Another infamous head shot caused a concussion that changed Eric Lindros’s career forever.

Hopefully soon, these concussion-causing head shots will be banned from hockey permanently.  The National Hockey League (NHL) and the National Hockey League’s Players Association’s (NHLPA) Competition Committee have recently proposed new rules against intentional head shots.

NHL-NHLPA Competition Committee proposes new penalties for intentional head shots.

On June 18, 2010, the NHLPA’s Competition Committee answered the call from players who believe that new steps need to be taken to prevent concussions caused by intentional shots to the head.  The proposal also calls for penalties for non-blindside hits that intentionally target the puck carrier’s head.

“It’s the intentional shots we want to take out of the game.  I think everyone is in agreement with that.  Gratuitous head shots are going to be eliminated,” said veteran NHL player, Mathieu Schneider.

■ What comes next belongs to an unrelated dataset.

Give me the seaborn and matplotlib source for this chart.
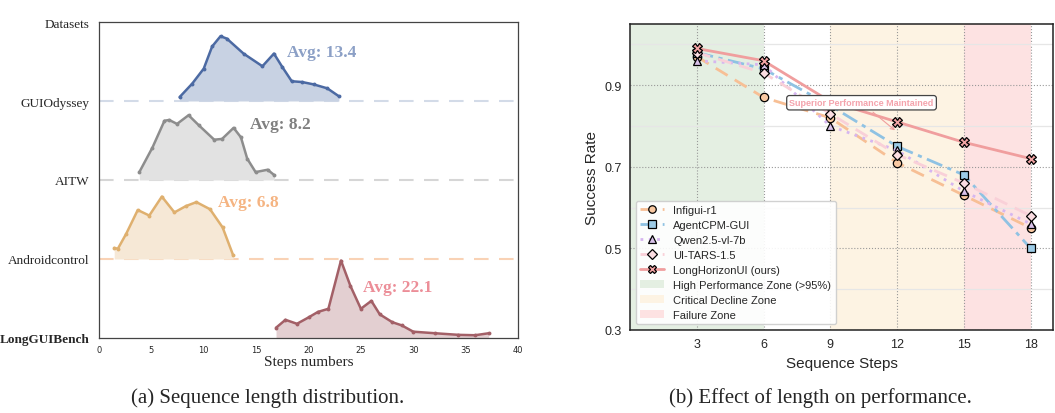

The committee proposed a five-minute major penalty, as well as a game misconduct for players who make blindside hits to the head of other players.  When a game misconduct is issued, the player is ejected from the game, and fines are usually not too far behind them.

A previous rule that penalizes “lateral, back-pressure or blindside hits to opponents where the head is targeted and/or the principal point of contact” already exists, and new amendments would expand this.  The Players Association still has to approve the proposal out of the Competition Committee before handing it to the NHL Board of Governors.

After a long-term study conducted by the NHL’s Hockey Operations Department disclosed the danger of head shots during game play, managers offered this new proposal to reduce the number of serious brain injuries and concussions that occur on the ice.  There was a motion to quickly use the new blindside rule, but the Players Association rejected that because they wanted adjustments and could not train the referees on the new rules in the amount of time they had.  Now that the season is over, players and managers are learning to adjust to the new rules.

“In the end, we knew that we wanted to get to the same place,” said Brendan Shanahan, the NHL’s vice president for hockey and business development.  “We all had the same goal.  That’s why you have a committee like this — the sharing of information.”

Our brain injury lawyers in San Diego believe this proposal is great news for future generations of players.  The NHL is getting popular again, and young athletes are turning to hockey as the sport they want to build a career with.  Unfortunately, hockey is a hazardous sport because of the many types of personal injuries (especially brain injuries) that you can suffer.

The hope is that rules like this protect current and future of players from taking a serious blow to the head during their time in the rink.